Kent Babin | 176 comments Marie wrote: "Kent, you can have your book at 99 cents on Kindle Select, it just means that you cannot have the 70% royalty rate."

Oh, wow. I just noticed that. Thanks!

Re: your calculations, which assumptions did you use to convert KENP into readers?


message 18: by Nik (new)

Nik Krasno | 19865 comments Alex G wrote: "in a nutshell, amazon had to make a 2% correction (increase) to KU authors b/c of a pages-read algorithm error. ..."

I think this info needs testing. Glitches, mistakes - all can happen, but this is authors' royalties. I suggest we test it. We need a KDP select author or a few, who doesn't have page reads to see whether some of us read a few pages and he/she sees them reported. Anyone game? I can offer my own stuff for testing too.

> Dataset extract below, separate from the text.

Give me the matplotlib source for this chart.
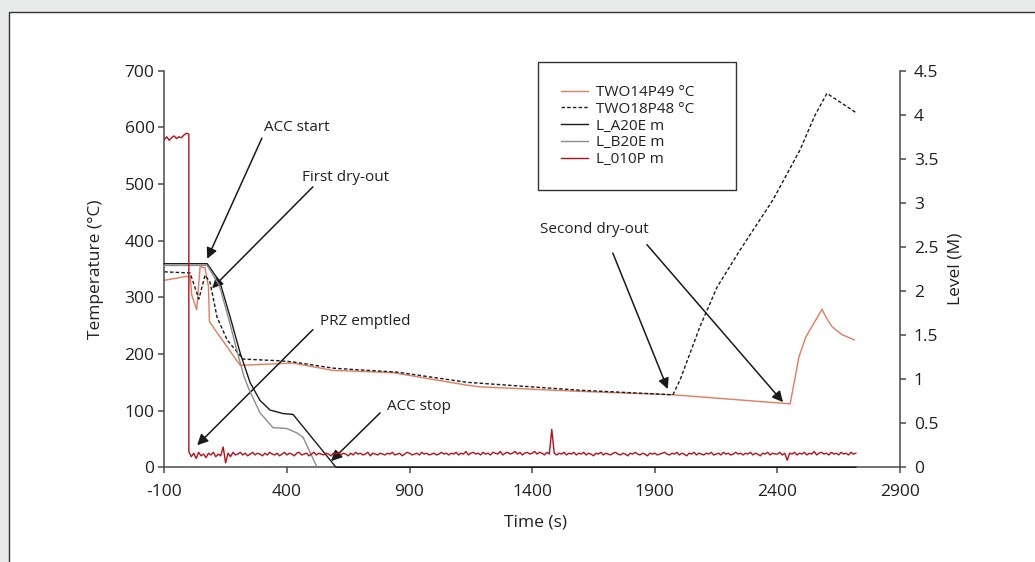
import numpy as np
import matplotlib
matplotlib.use("Agg")
import matplotlib.pyplot as plt
from matplotlib.patches import Rectangle
from matplotlib.ticker import FuncFormatter

plt.rcParams['font.family'] = ['Open Sans', 'DejaVu Sans']
plt.rcParams['axes.unicode_minus'] = False

# Temperatures (°C) vs time (s)
t_two14 = [-100, 5, 12, 32, 46, 66, 80, 84, 209, 372, 425, 588, 657, 833, 1134, 1187,
           1595, 1974, 2452, 2476, 2488, 2516, 2582, 2598, 2623, 2664, 2713]
two14 = [330, 338, 304, 278, 354, 352, 319, 257, 180, 183, 184, 171, 170, 167, 145, 142,
         134, 128, 112, 167, 195, 230, 279, 265, 248, 234, 225]

t_two18 = [-100, 5, 41, 66, 86, 99, 115, 156, 200, 221, 372, 425, 588, 657, 849, 1134,
           1595, 1974, 2003, 2084, 2154, 2247, 2382, 2492, 2553, 2602, 2724]
two18 = [345, 343, 297, 339, 327, 300, 265, 225, 202, 191, 188, 186, 175, 173, 168, 150,
         136, 128, 154, 248, 318, 383, 472, 560, 621, 660, 625]

# Levels (m) vs time (s)
t_a20e = [-100, 75, 127, 168, 209, 250, 290, 331, 384, 425, 580, 600, 2720]
l_a20e = [2.31, 2.31, 2.10, 1.71, 1.30, 0.96, 0.76, 0.65, 0.61, 0.60, 0.07, 0.0, 0.0]

t_b20e = [-100, 75, 125, 165, 205, 225, 246, 290, 343, 400, 441, 466, 523]
l_b20e = [2.29, 2.29, 2.06, 1.66, 1.23, 1.03, 0.88, 0.62, 0.45, 0.44, 0.39, 0.34, 0.0]

t_010p_pre = [-100, -90, -80, -70, -60, -50, -40, -30, -20, -10, 0]
l_010p_pre = [3.72, 3.75, 3.71, 3.74, 3.76, 3.73, 3.75, 3.74, 3.77, 3.79, 3.78]

# after the drop, sampled every 10 s from t = 0 (values in cm)
l_010p_post = [
    18, 12, 16, 10, 17, 13, 15, 11, 16, 14, 17, 12, 15, 13, 23, 5, 16, 12, 17, 14,
    15, 17, 14, 16, 13, 15, 17, 14, 16, 15, 13, 16, 14, 17, 15, 14, 16, 13, 15, 17,
    14, 16, 15, 13, 16, 17, 14, 15, 16, 13, 15, 17, 14, 16, 15, 14, 16, 15, 13, 16,
    15, 17, 14, 16, 15, 13, 16, 14, 17, 15, 16, 14, 15, 17, 13, 16, 15, 14, 16, 15,
    14, 16, 15, 17, 14, 15, 16, 13, 15, 17, 16, 14, 15, 16, 14, 17, 15, 16, 14, 15,
    16, 14, 15, 17, 15, 16, 14, 16, 15, 17, 14, 16, 15, 18, 14, 16, 17, 15, 16, 14,
    17, 15, 16, 14, 17, 16, 15, 18, 14, 16, 17, 15, 16, 18, 15, 17, 14, 16, 17, 15,
    16, 18, 15, 17, 16, 14, 17, 15, 43, 16, 14, 16, 15, 17, 14, 16, 15, 17, 14, 16,
    15, 17, 14, 16, 15, 13, 16, 15, 17, 14, 16, 15, 14, 16, 17, 15, 14, 16, 15, 13,
    16, 15, 17, 15, 14, 16, 15, 13, 16, 15, 16, 14, 15, 16, 17, 15, 14, 16, 15, 17,
    14, 16, 15, 13, 16, 15, 17, 14, 16, 15, 14, 16, 15, 17, 14, 15, 16, 14, 17, 15,
    16, 14, 15, 17, 15, 16, 14, 16, 15, 17, 14, 16, 15, 13, 16, 15, 17, 14, 16, 15,
    15, 17, 14, 16, 8, 16, 15, 17, 14, 16, 15, 17, 14, 16, 15, 18, 14, 16, 17, 15,
    16, 14, 17, 15, 16, 14, 17, 15, 16, 14, 17, 15, 16]
t_010p_post = np.arange(len(l_010p_post)) * 10

t_010p = np.concatenate([t_010p_pre, t_010p_post])
l_010p = np.concatenate([l_010p_pre, np.array(l_010p_post) / 100.0])

c_orange = '#e07c5e'
c_red = '#b3121c'
c_gray = '#8c8c8c'
c_black = '#1a1a1a'
c_axis = '#4a4a4a'
c_text = '#231f20'

fig = plt.figure(figsize=(10.35, 5.62), dpi=100, facecolor='#e9ebea')
fig.patches.append(Rectangle((9 / 1035, -0.2), 1.5, 0.2 + 550 / 562, transform=fig.transFigure,
                             facecolor='white', edgecolor='#333333', lw=1.0, zorder=-10))

ax = fig.add_axes([164.3 / 1035, 94.7 / 562, 735.7 / 1035, 396.6 / 562])
ax.set_facecolor('none')
ax2 = ax.twinx()

l1, = ax.plot(t_two14, two14, color=c_orange, lw=1.0, label='TWO14P49 °C')
l2, = ax.plot(t_two18, two18, color=c_black, lw=1.0, ls=(0, (2.5, 1.6)), label='TWO18P48 °C')
l3, = ax2.plot(t_a20e, l_a20e, color=c_black, lw=1.0, label='L_A20E m', clip_on=False)
l4, = ax2.plot(t_b20e, l_b20e, color=c_gray, lw=1.0, label='L_B20E m')
l5, = ax2.plot(t_010p, l_010p, color=c_red, lw=1.0, label='L_010P m')

ax.set_xlim(-100, 2900)
ax.set_ylim(0, 700)
ax2.set_ylim(0, 4.5)
ax.set_xticks(np.arange(-100, 3000, 500))
ax.set_yticks(np.arange(0, 800, 100))
ax2.set_yticks(np.arange(0, 5, 0.5))
ax2.yaxis.set_major_formatter(FuncFormatter(lambda v, p: '%g' % v))

for a in (ax, ax2):
    for s in a.spines.values():
        s.set_color(c_axis)
        s.set_linewidth(1.1)
    a.spines['top'].set_visible(False)
ax.spines['right'].set_visible(False)
ax2.spines['left'].set_visible(False)
ax2.spines['bottom'].set_visible(False)

ax.tick_params(axis='both', direction='out', length=4, width=1.1, color=c_axis,
               labelsize=12.5, labelcolor=c_text)
ax.tick_params(axis='x', pad=8)
ax.tick_params(axis='y', pad=3)
ax2.tick_params(axis='y', direction='out', length=4, width=1.1, color=c_axis,
                labelsize=12.5, labelcolor=c_text, pad=6)

ax.set_xlabel('Time (s)', fontsize=12.5, color=c_text)
ax.set_ylabel('Temperature (°C)', fontsize=12.5, color=c_text)
ax2.set_ylabel('Level (M)', fontsize=12.5, color=c_text)
ax.xaxis.set_label_coords(0.505, -0.12)
ax.yaxis.set_label_coords(-0.082, 0.5)
ax2.yaxis.set_label_coords(1.065, 0.5)

# annotations (positions in time / °C)
arrow = dict(arrowstyle='-|>', color=c_black, lw=1.1, mutation_scale=16, shrinkA=0, shrinkB=0)
notes = [
    ('ACC start', (442, 599), [((298, 581), (75, 368))]),
    ('First dry-out', (641, 511), [((506, 495), (95, 316))]),
    ('PRZ emptled', (718, 257), [((506, 243), (34, 39))]),
    ('ACC stop', (939, 108), [((780, 96), (580, 11))]),
    ('Second dry-out', (1652, 419), [((1729, 378), (1953, 138)), ((1868, 393), (2423, 115))]),
]
for txt, pos, arrows in notes:
    ax2.text(pos[0], pos[1] * 4.5 / 700, txt, ha='center', va='center', fontsize=11,
             color=c_text)
    for tail, head in arrows:
        ax.annotate('', xy=head, xytext=tail, arrowprops=arrow)

leg = ax2.legend(handles=[l1, l2, l3, l4, l5], loc='upper left',
                 bbox_to_anchor=(0.508, 0.72, 0.269, 0.302), mode='expand',
                 borderaxespad=0, fancybox=False, framealpha=1, edgecolor='#333333',
                 fontsize=11, borderpad=1.5, handlelength=1.8, handletextpad=0.5,
                 labelspacing=0.12)
leg.get_frame().set_linewidth(1.0)
for t in leg.get_texts():
    t.set_color(c_text)

fig.savefig('out.png', dpi=100, facecolor=fig.get_facecolor())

message 19: by Marie Silk (new)

Marie Silk | 1025 comments Kent wrote: "Re: your calculations, which assumptions did you use to convert KENP into readers?

There is a graph on the KDP dashboard that shows how many page reads each book is getting. I divide that by the approx number of KENP in each book. It will not be an exact number because of other factors like people not finishing your book or reading it over multiple days, but you can still do some decent guessing imo :).


message 20: by Kent (new)

Kent Babin | 176 comments Marie wrote: "Kent wrote: "Re: your calculations, which assumptions did you use to convert KENP into readers?

There is a graph on the KDP dashboard that shows how many page reads each book is getting. I divide ..."


Makes sense. :) I guess you could also factor in your sales rank because I think borrows are treated similar to sales. If you see your sales rank going up and you don't have any sales, you could calculate how many borrows you had.